The online women's lifestyle magazine Female First caught up to me during publication week. Here is what they wanted to know...

What can you tell us about your new book?

THINGS WE COULDN'T EXPLAIN is a coming-of-age tale about two teenagers whose budding romance is thwarted when their small town is overwhelmed by a series of bizarre miracles. It’s the story of Annemarie: a blind, chaste, seventeen year-old who finds herself inexplicably pregnant at the novel’s outset; and Ethan: the boy next door whose hapless two-year quest to win her love forms the backbone of the narrative. The story takes place in small town Ohio in the late Seventies, and was partly inspired by real events.

Why did you want to write a coming-of-age story?

Because in literature the journey from childhood to adolescence is so often framed in terms of loss. I wanted to try to capture that joyous, transcendent moment when we finally gain ourselves: when we become fully-formed as thinking, feeling, sentient human beings. It’s a moment we’ve all experienced, and one that resonates within us for the rest of our lives.

You were born and raised in the American Midwest, so why did you move to the UK?

I met my British husband in a post office queue in Boston in 1988. He was half-way through a two-year fellowship at Harvard, and when it finished he asked me to come back with him. So it was an all-or-nothing proposition! But as soon as I arrived in London, I knew I’d made the right choice. What struck me then – and what I still believe today – is that Britain is a culture driven by words, while America is driven by pictures. For a budding writer, the opportunities seemed boundless. I’ve never looked back.

Where did your inspiration for the story come from?

I went on holiday to Venice with my family, and one day while surrounded by hundreds of devout worshippers in St Mark’s Basilica, I looked around and decided that faith as a subject was too important to ignore. I was motivated partly by the realization that after more than twenty years living abroad, I no longer recognized the religious landscape of my homeland. So much had changed in America since I’d left, and I wanted to spend time thinking about why. I wanted to explore the difference between faith and belief, and show how the search for truth can sometimes lead us away from it. But religion is such a perilous subject! I wanted to write a story that was generous and good-hearted: that spoke equally to those with and without faith. So in the end, I wrote a comic novel about love. If God is out there, I think he’d approve.
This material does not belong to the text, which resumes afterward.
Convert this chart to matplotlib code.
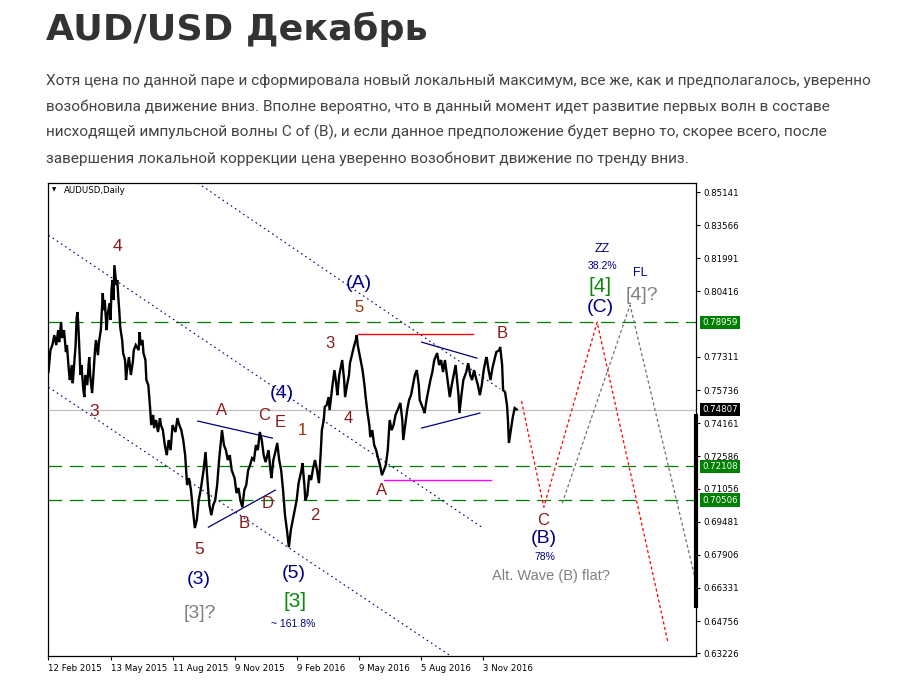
import numpy as np
import matplotlib.pyplot as plt

# AUDUSD daily, bar index counted from 12 Feb 2015, price
bars = [0, 2, 4, 6, 8, 10, 11, 13, 14, 16, 18, 19, 21, 22, 24, 25, 28, 29, 30, 31,
        33, 34, 36, 37, 38, 40, 41, 42, 43, 45, 46, 48, 49, 51, 52, 54, 56, 57, 58, 60,
        61, 63, 64, 65, 66, 67, 68, 70, 71, 72, 73, 74, 76, 77, 79, 80, 81, 83, 85, 87,
        88, 90, 93, 94, 95, 97, 98, 100, 101, 103, 105, 106, 108, 109, 111, 113, 115, 116, 118, 120,
        122, 124, 126, 128, 131, 133, 135, 137, 139, 141, 143, 145, 147, 149, 151, 153, 155, 157, 160, 162,
        164, 166, 168, 170, 172, 174, 176, 178, 179, 181, 183, 185, 187, 189, 192, 194, 196, 198, 200, 202,
        204, 206, 208, 210, 212, 214, 216, 218, 220, 222, 224, 227, 229, 230, 232, 234, 236, 238, 240, 242,
        244, 246, 248, 250, 252, 254, 256, 258, 261, 262, 264, 265, 267, 269, 271, 273, 275, 277, 279, 281,
        282, 284, 285, 287, 289, 290, 293, 295, 297, 298, 300, 303, 305, 306, 308, 310, 311, 313, 315, 317,
        318, 319, 321, 324, 326, 327, 329, 331, 332, 334, 336, 338, 340, 342, 344, 346, 348, 350, 352, 354,
        356, 358, 361, 363, 365, 366, 368, 370, 372, 374, 376, 378, 380, 382, 383, 385, 387, 388, 390, 392,
        394, 396, 398, 401, 403, 405, 407, 409, 411, 413, 414, 416, 418, 420, 421, 423, 424, 426, 428, 431,
        433, 435, 437, 439, 441, 443, 445, 447, 449, 451, 452, 454, 456, 458, 460, 462, 465, 466, 468, 469,
        471, 473, 474, 475, 477, 479, 481, 483]
close = [0.7659, 0.7763, 0.7787, 0.7834, 0.7787, 0.7858, 0.7801, 0.7896, 0.7820, 0.7858,
         0.7754, 0.7787, 0.7668, 0.7621, 0.7692, 0.7606, 0.7787, 0.7915, 0.7944, 0.7858,
         0.7645, 0.7692, 0.7573, 0.7540, 0.7645, 0.7597, 0.7668, 0.7730, 0.7645, 0.7559,
         0.7621, 0.7763, 0.7811, 0.7739, 0.7797, 0.7858, 0.8034, 0.7953, 0.8001, 0.7858,
         0.7929, 0.7986, 0.7906, 0.8048, 0.8096, 0.8001, 0.8167, 0.8072, 0.8096, 0.8015,
         0.7953, 0.7872, 0.7811, 0.7749, 0.7716, 0.7621, 0.7668, 0.7730, 0.7645, 0.7706,
         0.7763, 0.7787, 0.7763, 0.7849, 0.7787, 0.7811, 0.7749, 0.7716, 0.7621, 0.7597,
         0.7478, 0.7407, 0.7455, 0.7393, 0.7431, 0.7374, 0.7440, 0.7407, 0.7383, 0.7312,
         0.7264, 0.7336, 0.7288, 0.7407, 0.7374, 0.7440, 0.7407, 0.7383, 0.7336, 0.7264,
         0.7122, 0.7155, 0.7098, 0.7003, 0.6918, 0.6956, 0.7050, 0.7098, 0.7193, 0.7279,
         0.7146, 0.7027, 0.6979, 0.7027, 0.7050, 0.7122, 0.7241, 0.7336, 0.7383, 0.7312,
         0.7288, 0.7241, 0.7264, 0.7193, 0.7155, 0.7084, 0.7108, 0.7050, 0.7017, 0.7098,
         0.7122, 0.7193, 0.7217, 0.7250, 0.7241, 0.7312, 0.7288, 0.7374, 0.7336, 0.7264,
         0.7231, 0.7288, 0.7193, 0.7155, 0.7241, 0.7279, 0.7322, 0.7241, 0.7193, 0.7098,
         0.6979, 0.6908, 0.6827, 0.6908, 0.6956, 0.7003, 0.7050, 0.7131, 0.7193, 0.7226,
         0.7122, 0.7050, 0.7074, 0.7169, 0.7146, 0.7203, 0.7241, 0.7193, 0.7131, 0.7288,
         0.7383, 0.7431, 0.7493, 0.7502, 0.7540, 0.7478, 0.7597, 0.7668, 0.7597, 0.7549,
         0.7645, 0.7716, 0.7621, 0.7540, 0.7597, 0.7645, 0.7701, 0.7739, 0.7778, 0.7811,
         0.7834, 0.7787, 0.7739, 0.7668, 0.7597, 0.7549, 0.7469, 0.7407, 0.7350, 0.7383,
         0.7312, 0.7288, 0.7250, 0.7217, 0.7169, 0.7193, 0.7217, 0.7288, 0.7431, 0.7383,
         0.7407, 0.7455, 0.7488, 0.7512, 0.7431, 0.7336, 0.7407, 0.7478, 0.7526, 0.7549,
         0.7597, 0.7645, 0.7668, 0.7597, 0.7526, 0.7502, 0.7478, 0.7464, 0.7526, 0.7573,
         0.7621, 0.7659, 0.7716, 0.7749, 0.7692, 0.7716, 0.7659, 0.7716, 0.7645, 0.7573,
         0.7540, 0.7597, 0.7645, 0.7692, 0.7645, 0.7549, 0.7464, 0.7549, 0.7621, 0.7659,
         0.7701, 0.7645, 0.7621, 0.7668, 0.7630, 0.7597, 0.7549, 0.7597, 0.7668, 0.7716,
         0.7730, 0.7668, 0.7621, 0.7678, 0.7716, 0.7754, 0.7763, 0.7778, 0.7692, 0.7573,
         0.7564, 0.7502, 0.7431, 0.7322, 0.7383, 0.7445, 0.7488, 0.7481]

date_ticks = [0, 64, 128, 192, 256, 320, 384, 448]
date_labels = ['12 Feb 2015', '13 May 2015', '11 Aug 2015', '9 Nov 2015',
               '9 Feb 2016', '9 May 2016', '5 Aug 2016', '3 Nov 2016']
price_ticks = [0.85141, 0.83566, 0.81991, 0.80416, 0.77311, 0.75736, 0.74161,
               0.72586, 0.71056, 0.69481, 0.67906, 0.66331, 0.64756, 0.63226]
green_levels = [0.78959, 0.72108, 0.70506]
last_price = 0.74807

# channel lines (bar, price) pairs
chan_top = ([154, 466], [0.8557, 0.7578])
chan_mid = ([0, 447], [0.8309, 0.6922])
chan_low = ([0, 415], [0.7587, 0.6310])
tri1_up = ([154, 231], [0.7426, 0.7345])
tri1_dn = ([165, 234], [0.6922, 0.7098])
tri2_up = ([385, 442], [0.7801, 0.7725])
tri2_dn = ([385, 445], [0.7393, 0.7464])
red_level = ([319, 438], [0.7839, 0.7839])
pink_level = ([346, 456], [0.7146, 0.7146])
# projected paths
zz_x = [488, 511, 566, 639]
zz_y = [0.7521, 0.7017, 0.7896, 0.6376]
fl_x = [530, 600, 667]
fl_y = [0.7036, 0.7977, 0.6680]

RED = '#8b1a1a'
NAVY = '#000080'
GREEN = '#0a8a0a'
GRAY = '#808080'
wave_labels = [
    ('4', 71, 0.8257, RED, 12.5), ('3', 47, 0.7473, RED, 12.5), ('5', 155, 0.6818, RED, 12.5),
    ('(3)', 155, 0.6675, NAVY, 14), ('[3]?', 156, 0.6514, GRAY, 14),
    ('A', 179, 0.7478, RED, 12), ('C', 222, 0.7454, RED, 12), ('E', 239, 0.7417, RED, 12),
    ('B', 202, 0.6941, RED, 12), ('D', 226, 0.7036, RED, 12),
    ('1', 262, 0.7383, '#993300', 12), ('2', 275, 0.6979, RED, 12), ('3', 290, 0.7796, RED, 12),
    ('4', 309, 0.7440, RED, 12), ('5', 320, 0.7967, '#993300', 12),
    ('(A)', 320, 0.8081, NAVY, 14), ('(4)', 241, 0.7559, NAVY, 14),
    ('(5)', 253, 0.6704, NAVY, 14), ('[3]', 254, 0.6571, GREEN, 15),
    ('~ 161.8%', 252, 0.6462, NAVY, 7.5),
    ('A', 344, 0.7098, RED, 12), ('B', 468, 0.7844, RED, 12),
    ('C', 510, 0.6956, RED, 12), ('(B)', 511, 0.6870, NAVY, 14), ('78%', 512, 0.6780, NAVY, 7.5),
    ('Alt. Wave (B) flat?', 518, 0.6690, GRAY, 10.5),
    ('ZZ', 571, 0.8243, NAVY, 9), ('38.2%', 572, 0.8162, NAVY, 7.5),
    ('[4]', 569, 0.8067, GREEN, 15), ('(C)', 569, 0.7967, NAVY, 14),
    ('FL', 611, 0.8129, NAVY, 9), ('[4]?', 612, 0.8024, GRAY, 14),
]

W, H = 922, 684
fig = plt.figure(figsize=(W / 100, H / 100), dpi=100)
fig.patch.set_facecolor('white')

# header
title = fig.text(46 / W, 1 - 40 / H, 'AUD/USD Декабрь', fontsize=26, fontweight='bold',
                 color='#333333', family=['DejaVu Sans'], va='baseline')
para = ['Хотя цена по данной паре и сформировала новый локальный максимум, все же, как и предполагалось, уверенно',
        'возобновила движение вниз. Вполне вероятно, что в данный момент идет развитие первых волн в составе',
        'нисходящей импульсной волны C of (B), и если данное предположение будет верно то, скорее всего, после',
        'завершения локальной коррекции цена уверенно возобновит движение по тренду вниз.']
para_txt = []
for i, line in enumerate(para):
    para_txt.append(fig.text(46 / W, 1 - (85 + 26 * i) / H, line, fontsize=12, color='#444444',
                             family=['Roboto', 'DejaVu Sans'], va='baseline'))

fig.canvas.draw()
r = fig.canvas.get_renderer()
tw = title.get_window_extent(r).width
title.set_fontsize(title.get_fontsize() * 381 / tw)
pw = para_txt[0].get_window_extent(r).width
fs = 12 * 823 / pw
for t in para_txt:
    t.set_fontsize(fs)

# chart
ax = fig.add_axes([48 / W, 28 / H, 648 / W, 473 / H])
ax.set_xlim(-0.5, 668)
ax.set_ylim(0.6310, 0.8557)

for lv in green_levels:
    ax.axhline(lv, color='#008000', lw=0.9, dashes=(11, 6))
ax.axhline(last_price, color='#c0c0c0', lw=0.9)

dot = dict(color=NAVY, lw=0.8, linestyle=(0, (1.5, 3)))
for xs, ys in (chan_top, chan_mid, chan_low):
    ax.plot(xs, ys, **dot)
for xs, ys in (tri1_up, tri1_dn, tri2_up, tri2_dn):
    ax.plot(xs, ys, color=NAVY, lw=0.9)
ax.plot(*red_level, color='#ff0000', lw=1)
ax.plot(*pink_level, color='#ff00ff', lw=1)

ax.plot(bars, close, color='black', lw=1.7, solid_joinstyle='miter')

ax.plot(zz_x, zz_y, color='#ff0000', lw=0.9, linestyle=(0, (2.5, 2)))
ax.plot(fl_x, fl_y, color='#707070', lw=0.9, linestyle=(0, (2.5, 2)))
ax.plot([668, 668], [0.7460, 0.6540], color='black', lw=3, clip_on=False, solid_capstyle='butt')

for txt, bx, py, col, sz in wave_labels:
    ax.text(bx, py, txt, color=col, fontsize=sz, ha='center', va='center',
            family=['Liberation Sans', 'DejaVu Sans'])

ax.text(0.006, 0.985, '\u25bc', transform=ax.transAxes, fontsize=4, va='center', ha='left')
ax.text(0.025, 0.985, 'AUDUSD,Daily', transform=ax.transAxes, fontsize=6.2, va='center',
        ha='left', color='#000000')

ax.yaxis.tick_right()
ax.set_yticks(price_ticks)
ax.set_yticklabels(['%.5f' % p for p in price_ticks])
ax.set_xticks(date_ticks)
ax.set_xticklabels(date_labels)
for lab in ax.get_xticklabels():
    lab.set_ha('left')
ax.tick_params(axis='both', direction='out', length=3, width=0.8, labelsize=6.2, pad=2)
ax.tick_params(axis='x', pad=3)
for s in ax.spines.values():
    s.set_linewidth(0.9)

for lv in green_levels:
    ax.text(1.0093, lv, '%.5f' % lv, transform=ax.get_yaxis_transform(), fontsize=6.2,
            color='white', va='center', ha='left',
            bbox=dict(boxstyle='square,pad=0.25', fc='#008000', ec='none'))
ax.text(1.0093, last_price, '%.5f' % last_price, transform=ax.get_yaxis_transform(), fontsize=6.2,
        color='white', va='center', ha='left',
        bbox=dict(boxstyle='square,pad=0.25', fc='black', ec='none'))

fig.savefig('out.png', dpi=100, facecolor='white')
How have you developed such a lyrical style to your writing?

Through graft! Every sentence that makes it into the final draft of my novels is edited literally a hundred times. Sometimes two hundred! I hone and polish each line until it sings. In good writing, there are no short cuts. The other advice I have is to read crazily the work of those you admire. You can’t write well if you don’t read well.

What is next for you?

My next book is about women and war. It’s about war as an act of violence, and the impact that violence has on the psyches of those who engage in it. It’s the story of three women who find themselves at once both perpetrator and victim, and the degree to which we are all complicit in our own undoing. Hopefully it will thrill and unsettle, in equal measure.